## THE EXERCISE
From the entries that follow, gather each line holding the word "React".

## RECORDS FOR THIS TASK

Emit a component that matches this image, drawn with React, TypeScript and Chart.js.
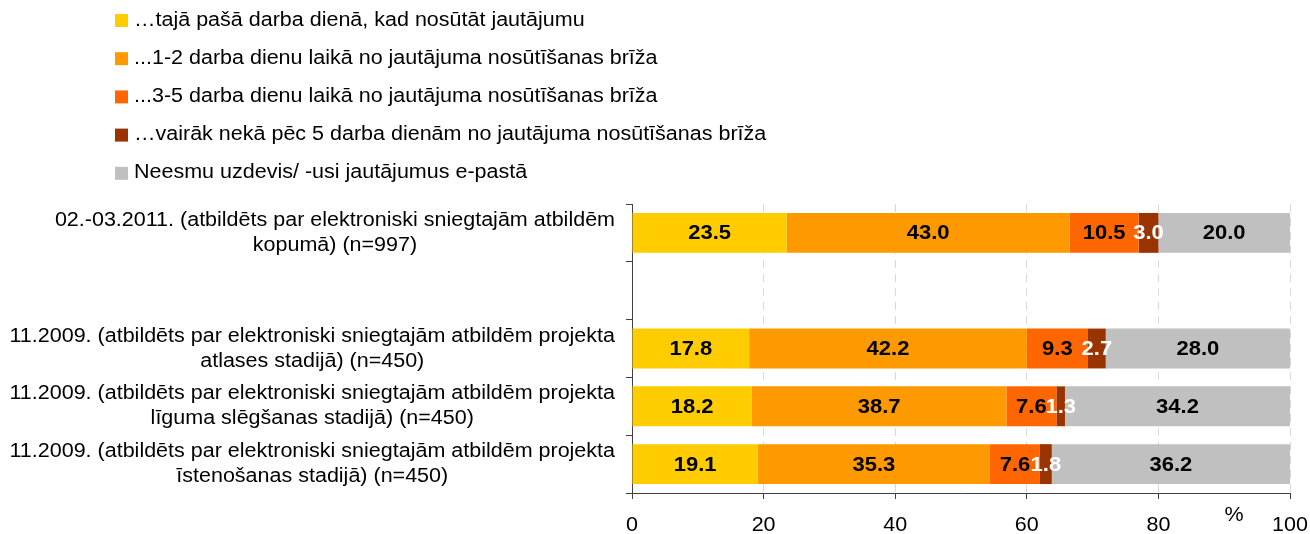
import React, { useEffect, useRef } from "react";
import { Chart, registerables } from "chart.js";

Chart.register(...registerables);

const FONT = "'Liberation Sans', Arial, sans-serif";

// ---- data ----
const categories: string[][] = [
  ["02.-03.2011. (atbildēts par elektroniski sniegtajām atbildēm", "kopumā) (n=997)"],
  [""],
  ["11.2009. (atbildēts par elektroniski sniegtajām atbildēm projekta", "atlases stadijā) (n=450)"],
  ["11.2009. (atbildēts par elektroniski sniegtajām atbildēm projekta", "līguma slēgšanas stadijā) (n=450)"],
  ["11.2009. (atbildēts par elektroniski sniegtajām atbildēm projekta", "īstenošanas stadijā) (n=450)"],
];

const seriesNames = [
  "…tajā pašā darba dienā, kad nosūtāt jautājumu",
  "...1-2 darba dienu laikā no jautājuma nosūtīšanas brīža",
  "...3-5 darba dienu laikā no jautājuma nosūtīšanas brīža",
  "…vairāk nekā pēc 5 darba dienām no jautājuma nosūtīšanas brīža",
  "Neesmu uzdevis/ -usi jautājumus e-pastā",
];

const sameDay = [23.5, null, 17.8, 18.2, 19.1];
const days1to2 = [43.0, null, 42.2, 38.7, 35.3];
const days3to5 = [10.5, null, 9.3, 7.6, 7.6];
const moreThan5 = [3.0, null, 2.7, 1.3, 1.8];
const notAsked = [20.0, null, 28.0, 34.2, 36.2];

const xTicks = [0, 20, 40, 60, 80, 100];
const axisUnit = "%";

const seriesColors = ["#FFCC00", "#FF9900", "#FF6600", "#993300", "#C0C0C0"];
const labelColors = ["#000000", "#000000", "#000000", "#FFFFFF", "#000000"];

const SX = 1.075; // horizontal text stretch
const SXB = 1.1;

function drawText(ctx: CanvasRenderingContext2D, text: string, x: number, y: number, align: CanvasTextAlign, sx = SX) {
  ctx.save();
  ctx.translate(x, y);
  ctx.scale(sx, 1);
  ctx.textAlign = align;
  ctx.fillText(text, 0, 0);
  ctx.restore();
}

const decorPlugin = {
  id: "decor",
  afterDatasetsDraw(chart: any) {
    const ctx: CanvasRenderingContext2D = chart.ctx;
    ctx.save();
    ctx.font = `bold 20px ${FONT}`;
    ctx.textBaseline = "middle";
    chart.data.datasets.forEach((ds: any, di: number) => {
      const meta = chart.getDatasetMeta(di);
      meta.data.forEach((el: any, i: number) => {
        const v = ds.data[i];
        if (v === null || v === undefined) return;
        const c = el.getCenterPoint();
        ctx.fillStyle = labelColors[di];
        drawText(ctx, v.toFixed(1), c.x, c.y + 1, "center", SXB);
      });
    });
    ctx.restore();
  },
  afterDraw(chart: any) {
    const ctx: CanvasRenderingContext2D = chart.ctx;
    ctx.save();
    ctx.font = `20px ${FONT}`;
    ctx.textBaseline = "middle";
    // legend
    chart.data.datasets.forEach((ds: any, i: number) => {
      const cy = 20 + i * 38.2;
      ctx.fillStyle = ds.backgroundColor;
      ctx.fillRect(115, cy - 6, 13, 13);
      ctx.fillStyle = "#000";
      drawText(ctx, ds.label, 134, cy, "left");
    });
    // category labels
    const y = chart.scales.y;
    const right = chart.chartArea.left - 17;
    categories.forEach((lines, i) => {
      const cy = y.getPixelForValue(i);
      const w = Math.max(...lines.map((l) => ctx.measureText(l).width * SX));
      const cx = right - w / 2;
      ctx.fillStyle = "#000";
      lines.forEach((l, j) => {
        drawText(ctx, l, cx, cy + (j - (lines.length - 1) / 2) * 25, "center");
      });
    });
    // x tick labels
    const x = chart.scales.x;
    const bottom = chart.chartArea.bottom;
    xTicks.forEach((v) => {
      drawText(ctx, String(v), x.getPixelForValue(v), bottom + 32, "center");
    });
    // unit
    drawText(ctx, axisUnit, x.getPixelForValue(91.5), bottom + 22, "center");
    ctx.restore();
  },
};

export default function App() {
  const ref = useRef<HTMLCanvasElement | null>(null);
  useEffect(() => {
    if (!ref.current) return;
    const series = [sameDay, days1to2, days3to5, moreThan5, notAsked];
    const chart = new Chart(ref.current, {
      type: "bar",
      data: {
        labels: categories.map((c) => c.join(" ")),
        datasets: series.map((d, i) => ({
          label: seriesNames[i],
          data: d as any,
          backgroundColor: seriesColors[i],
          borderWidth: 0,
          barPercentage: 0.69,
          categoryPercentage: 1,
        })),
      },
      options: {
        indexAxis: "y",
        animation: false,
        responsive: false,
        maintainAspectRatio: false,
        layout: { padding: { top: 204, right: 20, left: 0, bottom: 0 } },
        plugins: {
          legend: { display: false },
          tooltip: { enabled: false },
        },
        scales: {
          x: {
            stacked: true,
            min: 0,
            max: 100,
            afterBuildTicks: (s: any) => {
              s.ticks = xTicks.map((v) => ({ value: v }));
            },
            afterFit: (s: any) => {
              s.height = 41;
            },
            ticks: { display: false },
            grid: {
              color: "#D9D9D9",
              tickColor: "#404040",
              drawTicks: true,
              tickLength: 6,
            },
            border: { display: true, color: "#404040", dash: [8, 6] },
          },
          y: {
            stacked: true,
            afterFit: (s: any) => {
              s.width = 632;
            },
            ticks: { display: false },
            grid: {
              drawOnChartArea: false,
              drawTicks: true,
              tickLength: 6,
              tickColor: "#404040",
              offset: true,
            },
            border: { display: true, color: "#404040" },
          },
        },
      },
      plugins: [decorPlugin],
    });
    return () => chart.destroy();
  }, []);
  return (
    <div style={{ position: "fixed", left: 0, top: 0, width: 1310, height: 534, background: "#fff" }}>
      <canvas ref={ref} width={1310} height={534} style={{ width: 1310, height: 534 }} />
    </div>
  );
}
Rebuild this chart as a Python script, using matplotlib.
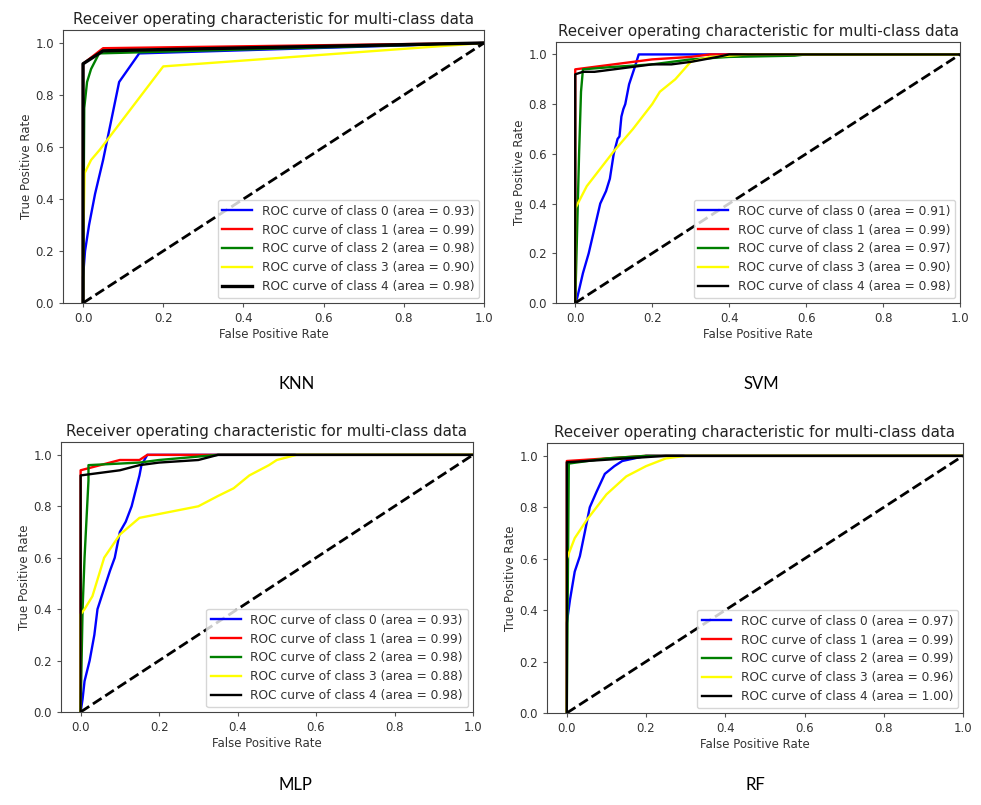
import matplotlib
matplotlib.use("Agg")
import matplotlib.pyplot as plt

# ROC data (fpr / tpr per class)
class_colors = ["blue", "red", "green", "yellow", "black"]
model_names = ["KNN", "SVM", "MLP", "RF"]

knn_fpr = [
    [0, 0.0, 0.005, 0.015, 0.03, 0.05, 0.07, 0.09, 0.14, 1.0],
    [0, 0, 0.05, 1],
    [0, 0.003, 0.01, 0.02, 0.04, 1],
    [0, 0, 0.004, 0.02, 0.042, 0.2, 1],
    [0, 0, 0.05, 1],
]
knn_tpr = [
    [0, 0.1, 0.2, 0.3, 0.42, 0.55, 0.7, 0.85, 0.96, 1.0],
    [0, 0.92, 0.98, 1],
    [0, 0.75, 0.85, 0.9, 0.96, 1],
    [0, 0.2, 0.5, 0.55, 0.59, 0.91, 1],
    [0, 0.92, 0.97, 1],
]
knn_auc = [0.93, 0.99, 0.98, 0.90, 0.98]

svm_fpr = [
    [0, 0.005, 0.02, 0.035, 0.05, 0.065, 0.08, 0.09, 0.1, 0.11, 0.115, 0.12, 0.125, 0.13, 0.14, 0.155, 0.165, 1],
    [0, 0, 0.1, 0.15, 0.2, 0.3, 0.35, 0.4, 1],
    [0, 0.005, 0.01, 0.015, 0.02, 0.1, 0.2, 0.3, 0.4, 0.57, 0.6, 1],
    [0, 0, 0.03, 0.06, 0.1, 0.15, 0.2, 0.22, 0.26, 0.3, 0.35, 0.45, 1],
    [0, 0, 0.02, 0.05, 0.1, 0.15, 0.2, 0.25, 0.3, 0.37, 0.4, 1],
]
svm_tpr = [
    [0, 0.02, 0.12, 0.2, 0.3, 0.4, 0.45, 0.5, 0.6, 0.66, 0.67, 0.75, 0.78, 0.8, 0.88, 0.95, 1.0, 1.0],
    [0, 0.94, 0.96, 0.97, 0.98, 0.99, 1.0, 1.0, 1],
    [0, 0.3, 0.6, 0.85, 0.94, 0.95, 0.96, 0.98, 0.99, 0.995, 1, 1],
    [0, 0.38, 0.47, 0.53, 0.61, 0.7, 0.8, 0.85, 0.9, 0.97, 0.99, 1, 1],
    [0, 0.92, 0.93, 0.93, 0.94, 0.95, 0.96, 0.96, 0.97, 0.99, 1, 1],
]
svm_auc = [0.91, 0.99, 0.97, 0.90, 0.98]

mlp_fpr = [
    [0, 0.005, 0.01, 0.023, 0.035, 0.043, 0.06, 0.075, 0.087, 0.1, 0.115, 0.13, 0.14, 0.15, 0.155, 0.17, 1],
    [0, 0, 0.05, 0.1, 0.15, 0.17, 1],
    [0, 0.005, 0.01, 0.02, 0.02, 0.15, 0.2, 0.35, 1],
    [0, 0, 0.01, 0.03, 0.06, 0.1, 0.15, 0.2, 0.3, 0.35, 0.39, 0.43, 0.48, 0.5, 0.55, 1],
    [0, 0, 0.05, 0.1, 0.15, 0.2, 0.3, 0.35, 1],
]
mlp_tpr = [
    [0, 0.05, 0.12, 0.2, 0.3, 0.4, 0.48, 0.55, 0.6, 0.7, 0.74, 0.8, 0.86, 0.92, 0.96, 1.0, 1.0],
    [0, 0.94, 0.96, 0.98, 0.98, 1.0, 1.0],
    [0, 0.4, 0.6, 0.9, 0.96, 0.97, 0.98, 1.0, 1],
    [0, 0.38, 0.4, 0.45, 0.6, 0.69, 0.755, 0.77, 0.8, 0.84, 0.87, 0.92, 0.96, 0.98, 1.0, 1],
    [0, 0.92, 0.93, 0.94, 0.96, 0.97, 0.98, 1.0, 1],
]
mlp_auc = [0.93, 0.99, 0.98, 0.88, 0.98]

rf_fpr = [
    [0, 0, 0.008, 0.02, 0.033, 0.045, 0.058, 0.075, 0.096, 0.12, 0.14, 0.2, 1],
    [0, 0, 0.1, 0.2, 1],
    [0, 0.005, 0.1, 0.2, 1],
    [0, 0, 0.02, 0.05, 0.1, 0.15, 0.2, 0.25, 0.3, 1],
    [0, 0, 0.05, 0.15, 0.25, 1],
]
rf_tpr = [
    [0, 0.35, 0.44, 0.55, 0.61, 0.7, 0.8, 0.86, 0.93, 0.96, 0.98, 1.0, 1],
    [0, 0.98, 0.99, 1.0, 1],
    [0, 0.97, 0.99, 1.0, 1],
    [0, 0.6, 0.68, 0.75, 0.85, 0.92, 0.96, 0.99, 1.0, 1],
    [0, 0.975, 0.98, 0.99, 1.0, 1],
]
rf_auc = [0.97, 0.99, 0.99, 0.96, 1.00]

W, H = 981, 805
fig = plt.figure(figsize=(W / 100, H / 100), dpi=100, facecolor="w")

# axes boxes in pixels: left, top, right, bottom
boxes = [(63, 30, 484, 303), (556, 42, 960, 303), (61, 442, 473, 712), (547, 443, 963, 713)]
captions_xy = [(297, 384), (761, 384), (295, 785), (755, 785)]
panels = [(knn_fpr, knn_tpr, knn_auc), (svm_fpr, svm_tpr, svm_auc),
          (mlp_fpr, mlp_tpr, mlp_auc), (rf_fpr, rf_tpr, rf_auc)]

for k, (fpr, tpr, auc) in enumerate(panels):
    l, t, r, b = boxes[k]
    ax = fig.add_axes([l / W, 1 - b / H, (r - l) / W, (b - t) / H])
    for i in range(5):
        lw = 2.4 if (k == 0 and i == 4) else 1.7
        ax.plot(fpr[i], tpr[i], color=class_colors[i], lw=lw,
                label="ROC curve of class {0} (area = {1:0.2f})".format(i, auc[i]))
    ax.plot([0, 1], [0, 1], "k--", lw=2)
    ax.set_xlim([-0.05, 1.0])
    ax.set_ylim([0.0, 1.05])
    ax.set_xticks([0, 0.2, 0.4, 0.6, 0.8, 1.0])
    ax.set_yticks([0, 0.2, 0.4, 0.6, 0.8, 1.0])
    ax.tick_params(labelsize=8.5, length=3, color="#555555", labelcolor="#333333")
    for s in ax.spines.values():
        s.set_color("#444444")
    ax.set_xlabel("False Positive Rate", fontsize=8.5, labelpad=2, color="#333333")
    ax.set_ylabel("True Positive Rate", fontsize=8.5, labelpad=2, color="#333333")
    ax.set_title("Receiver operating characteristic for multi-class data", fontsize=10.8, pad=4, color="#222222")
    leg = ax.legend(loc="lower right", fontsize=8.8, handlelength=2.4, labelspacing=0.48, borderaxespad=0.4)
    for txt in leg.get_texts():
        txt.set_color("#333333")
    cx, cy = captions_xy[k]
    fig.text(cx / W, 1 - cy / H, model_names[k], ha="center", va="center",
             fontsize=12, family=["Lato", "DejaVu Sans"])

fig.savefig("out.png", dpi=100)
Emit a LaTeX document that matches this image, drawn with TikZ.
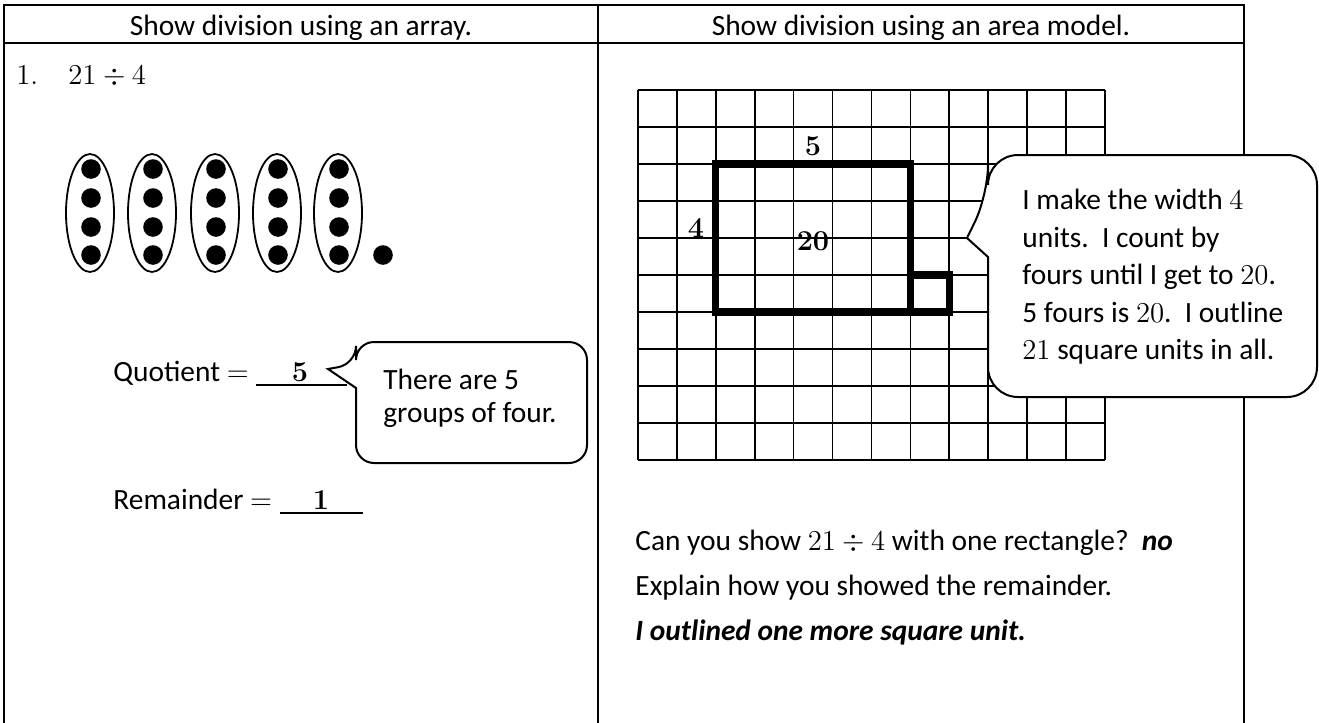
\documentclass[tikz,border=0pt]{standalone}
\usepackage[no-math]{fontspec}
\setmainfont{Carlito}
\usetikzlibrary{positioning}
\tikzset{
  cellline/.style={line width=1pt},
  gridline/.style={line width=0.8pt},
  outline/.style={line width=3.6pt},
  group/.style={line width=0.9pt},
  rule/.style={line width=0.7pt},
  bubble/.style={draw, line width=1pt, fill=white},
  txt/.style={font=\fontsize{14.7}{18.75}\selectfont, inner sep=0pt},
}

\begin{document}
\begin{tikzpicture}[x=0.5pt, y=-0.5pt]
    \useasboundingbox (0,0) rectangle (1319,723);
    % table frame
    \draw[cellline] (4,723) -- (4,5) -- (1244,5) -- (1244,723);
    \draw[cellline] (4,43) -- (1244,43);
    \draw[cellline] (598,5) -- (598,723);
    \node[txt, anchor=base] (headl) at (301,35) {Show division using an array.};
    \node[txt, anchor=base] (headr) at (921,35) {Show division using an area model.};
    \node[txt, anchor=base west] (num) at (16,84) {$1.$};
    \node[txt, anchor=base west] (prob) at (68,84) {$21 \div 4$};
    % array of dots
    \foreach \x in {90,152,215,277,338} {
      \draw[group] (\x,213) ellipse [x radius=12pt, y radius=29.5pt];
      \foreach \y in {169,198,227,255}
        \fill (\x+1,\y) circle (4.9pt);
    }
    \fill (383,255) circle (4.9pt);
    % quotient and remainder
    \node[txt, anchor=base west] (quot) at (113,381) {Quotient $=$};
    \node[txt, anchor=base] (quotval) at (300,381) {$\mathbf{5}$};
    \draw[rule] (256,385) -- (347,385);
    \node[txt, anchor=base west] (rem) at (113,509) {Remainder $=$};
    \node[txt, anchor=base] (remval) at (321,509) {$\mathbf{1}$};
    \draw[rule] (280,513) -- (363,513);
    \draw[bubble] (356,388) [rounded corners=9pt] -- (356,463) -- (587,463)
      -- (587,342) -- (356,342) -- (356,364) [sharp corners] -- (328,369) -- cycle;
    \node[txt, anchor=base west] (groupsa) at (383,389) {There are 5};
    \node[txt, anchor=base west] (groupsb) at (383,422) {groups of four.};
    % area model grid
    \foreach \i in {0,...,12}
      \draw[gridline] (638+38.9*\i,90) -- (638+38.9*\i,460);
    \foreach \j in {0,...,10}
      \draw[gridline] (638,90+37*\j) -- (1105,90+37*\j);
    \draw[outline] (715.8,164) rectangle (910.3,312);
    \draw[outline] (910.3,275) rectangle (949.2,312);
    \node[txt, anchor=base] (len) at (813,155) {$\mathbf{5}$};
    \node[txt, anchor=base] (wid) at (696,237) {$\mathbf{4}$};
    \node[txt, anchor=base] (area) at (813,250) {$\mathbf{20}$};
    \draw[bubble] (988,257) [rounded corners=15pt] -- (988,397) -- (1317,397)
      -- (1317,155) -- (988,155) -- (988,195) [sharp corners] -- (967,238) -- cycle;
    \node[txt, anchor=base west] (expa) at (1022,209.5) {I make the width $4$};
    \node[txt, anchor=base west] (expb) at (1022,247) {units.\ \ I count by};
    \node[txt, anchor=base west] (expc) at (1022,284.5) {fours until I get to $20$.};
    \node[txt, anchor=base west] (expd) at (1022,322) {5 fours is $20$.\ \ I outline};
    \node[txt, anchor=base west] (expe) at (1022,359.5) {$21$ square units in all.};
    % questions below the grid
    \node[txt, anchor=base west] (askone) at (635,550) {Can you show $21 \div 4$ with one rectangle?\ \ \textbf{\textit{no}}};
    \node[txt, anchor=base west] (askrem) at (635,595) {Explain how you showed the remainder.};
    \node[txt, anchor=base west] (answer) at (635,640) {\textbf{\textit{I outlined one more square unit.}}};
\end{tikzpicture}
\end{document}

## FINISHED ANSWER
Emit a component that matches this image, drawn with React, TypeScript and Chart.js.
import React, { useEffect, useRef } from "react";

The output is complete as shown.